USA / Italy: sixteen mafia leaders arrested
On 7 November, sixteen alleged leaders and associates of the Gambino crime family were arrested in the US and Italy. The charges against them include racketeering, extortion, witness retaliation, conspiracy and fraud. Another suspect is still at large. The US-based suspects were due to appear in court in New York on Wednesday. Prosecutors have outlined a pattern of intimidation and violent assaults intended to embezzle funds and defraud unions and employee benefit plans. The defendants were also charged with threatening witnesses, money laundering and firearms offences. The Gambino family is one of the five prominent New York-area mafia syndicates collectively known as La Cosa Nostra. The defendants face maximum sentences of between twenty and 180 years in prison.

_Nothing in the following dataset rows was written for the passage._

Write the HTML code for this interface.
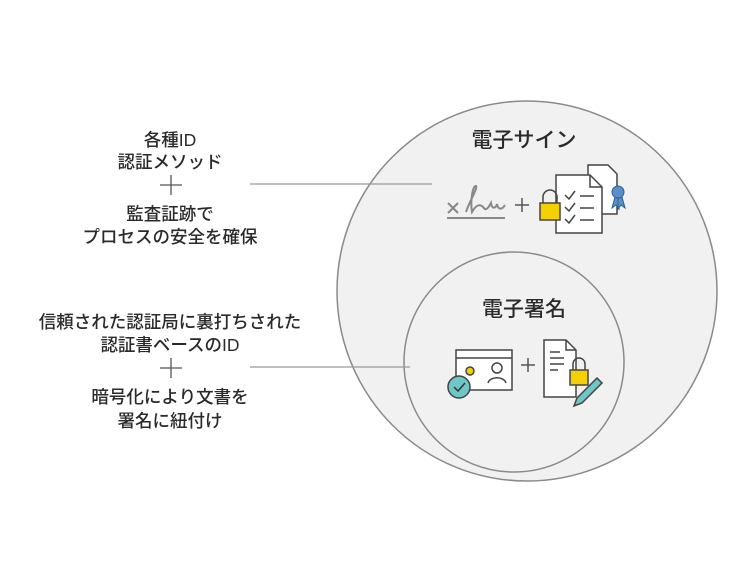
<!DOCTYPE html>
<html><head><meta charset="utf-8"><style>
html,body{margin:0;padding:0;background:#fff;}
svg{display:block}
text{font-family:"Liberation Sans","Noto Sans CJK JP",sans-serif;fill:#2a2a2a;}
</style></head><body>
<svg width="750" height="563" viewBox="0 0 750 563" xmlns="http://www.w3.org/2000/svg">
<circle cx="527" cy="291" r="190" fill="#f1f1f1" stroke="#8a8a8a" stroke-width="1.5"/>
<circle cx="514" cy="362" r="110" fill="#f1f1f1" stroke="#8a8a8a" stroke-width="1.5"/>
<line x1="250" y1="184" x2="432" y2="184" stroke="#999" stroke-width="1.3"/>
<line x1="250" y1="367" x2="410" y2="367" stroke="#999" stroke-width="1.3"/>
<g font-size="17.5" text-anchor="middle" style="font-weight:500">
<text x="170" y="146">各種ID</text>
<text x="170" y="168">認証メソッド</text>
<text x="170" y="220">監査証跡で</text>
<text x="170" y="243">プロセスの安全を確保</text>
<text x="170" y="328">信頼された認証局に裏打ちされた</text>
<text x="170" y="351">認証書ベースのID</text>
<text x="170" y="403">暗号化により文書を</text>
<text x="170" y="427">署名に紐付け</text>
</g>
<g stroke="#555" stroke-width="1.3">
<line x1="160" y1="185" x2="182" y2="185"/><line x1="171" y1="175" x2="171" y2="195"/>
<line x1="160" y1="368" x2="182" y2="368"/><line x1="171" y1="358" x2="171" y2="378"/>
</g>
<g font-size="21" text-anchor="middle">
<text x="524" y="147" style="font-weight:500">電子サイン</text>
<text x="524" y="316" style="font-weight:500">電子署名</text>
</g>
<!-- signature icon -->
<g stroke="#888" stroke-width="2" fill="none">
<line x1="448" y1="203" x2="458" y2="213"/><line x1="458" y1="203" x2="448" y2="213"/>
<path d="M466 212 C470 200 478 188 476 186 C473 185 470 200 472 212 C476 205 480 203 484 208 C486 212 490 205 491 203 C492 210 496 208 497 204 C498 210 502 210 505 205"/>
<line x1="447" y1="218" x2="505" y2="218"/>
</g>
<g stroke="#555" stroke-width="1.5">
<line x1="515" y1="205" x2="529" y2="205"/><line x1="522" y1="198" x2="522" y2="212"/>
<line x1="521" y1="365" x2="535" y2="365"/><line x1="528" y1="358" x2="528" y2="372"/>
</g>
<g stroke="#444" stroke-width="1.5" fill="#fff">
<path d="M588 165 h20 l9 9 v40 h-29 z"/>
<path d="M556 175 h34 l12 12 v46 h-46 z"/>
<path d="M590 175 v12 h12" fill="none"/>
<polyline points="565,195 569,199 575,191" fill="none"/><line x1="580" y1="196" x2="594" y2="196"/>
<polyline points="565,207 569,211 575,203" fill="none"/><line x1="580" y1="208" x2="594" y2="208"/>
<polyline points="565,219 569,223 575,215" fill="none"/><line x1="580" y1="220" x2="594" y2="220"/>
<path d="M543 203 v-6 a7 7 0 0 1 14 0 v6" fill="none"/>
<rect x="540" y="203" width="20" height="17" fill="#f5d000"/>
</g>
<g fill="#5a8fc9" stroke="#2d5f8a" stroke-width="1">
<path d="M615 197 l-3 11 l4 -3 l3 4 v-12z"/><path d="M622 197 l3 11 l-4 -3 l-3 4 v-12z"/>
<circle cx="618" cy="192" r="6"/>
</g>
<g stroke="#444" stroke-width="1.5">
<rect x="456" y="350" width="56" height="40" fill="#fff"/>
<line x1="456" y1="358" x2="512" y2="358"/>
<circle cx="470" cy="371" r="4" fill="#f5d000"/>
<circle cx="497" cy="368" r="5" fill="none"/>
<path d="M488 383 c2-7 16-7 18 0" fill="none"/>
<circle cx="459" cy="387" r="11" fill="#6ec6c6"/>
<polyline points="454,387 458,391 465,383" fill="none" stroke="#333"/>
</g>
<g stroke="#444" stroke-width="1.5" fill="#fff">
<path d="M544 340 h22 l10 10 v47 h-32 z"/>
<path d="M566 340 v10 h10" fill="none"/>
<line x1="550" y1="352" x2="560" y2="352"/><line x1="550" y1="358" x2="564" y2="358"/><line x1="550" y1="364" x2="564" y2="364"/><line x1="550" y1="370" x2="558" y2="370"/>
<path d="M573 370 v-6 a6 6 0 0 1 12 0 v6" fill="none"/>
<rect x="570" y="370" width="18" height="15" fill="#f5d000"/>
<path d="M597 378 l5 5 l-20 20 l-8 3 l3 -8 z" fill="#6ec6c6"/>
</g>
</svg>
</body></html>
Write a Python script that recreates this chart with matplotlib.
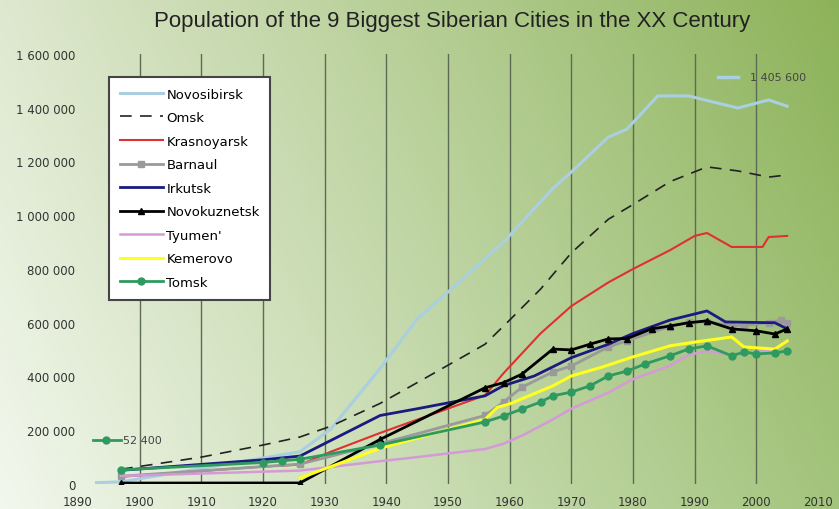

Iran: tensions over jail sentence for French national
France said on 8 November that one of its citizens being held in Iran has been sentenced to five years in prison on a baseless conviction, and called for his immediate release and that of three other of its nationals held in the country. Ties between the two countries have been strained over the issue in what Paris has said are arbitrary arrests that are equivalent to state hostage taking. Louis Arnaud, who has been held since September 2022, is being detained at the Evin prison in Tehran. His mother said that the pretexts given for his sentencing were for propaganda and harming the security of the Iranian state: ‘These are completely baseless, a carbon copy of what they attribute to other Europeans held in Iran.’ In recent years, the elite Revolutionary Guards have arrested dozens of dual nationals and foreigners, mostly on charges related to espionage and security. Rights groups have accused Iran of trying to extract concessions from other countries through such arrests - a charge which the government denies.
Argentina: election outcome difficult to predict
Opinion polls are showing an increasingly tight race between Peronist economy minister Sergio Massa and radical libertarian Javier Milei ahead of a runoff ballot for president on 19 November. The two candidates offer polarised visions for the embattled Latin American country, the region's third largest economy, a major supplier of grains, beef and lithium, but also the largest debtor to the International Monetary Fund (IMF). One recent survey showed Massa ahead with 42.4% of the likely vote against Milei on 39.7%, his lead more than cut in half versus the previous poll in late October. He is still seen as the candidate to beat, but Milei has gained ground, winning the backing of conservative Patricia Bullrich, who finished third in the first-round vote, and her powerful ally, former President Mauricio Macri. Significantly, with some 18% of those polled remaining unsure, the outcome is hard to call.
US elections: Democrats do well in spite of Biden’s popularity ratings
The Democratic Party's strong showing in off-year elections has encouraged Joe Biden and his supporters, although his popularity is low (it is now 39%, the lowest since April). Some segments of the party have lost faith in Biden, frustrated by his Israel stance, the lack of movement on climate change, or high prices. However, encouraging signs included a victory by Democratic incumbent governor Andy Beshear in Kentucky over a well-regarded Republican opponent, the passage in Republican-voting Ohio of a constitutional amendment guaranteeing abortion rights, and Democratic wins in the battleground state of Pennsylvania. The Ohio result shows abortion rights remain a winning political issue for Democrats after the conservative majority on the Supreme Court ended the constitutional right to an abortion, overriding public opinion. Whether victories for Democrats this week are a definitive sign of strength for Biden's re-election is unclear. Biden, who turns 81 this month, currently faces no serious primary challengers and has raised tens of millions of dollars for his re-election campaign. His fundraising has surpassed that of Donald Trump, 77, who backed the losing Kentucky governor candidate.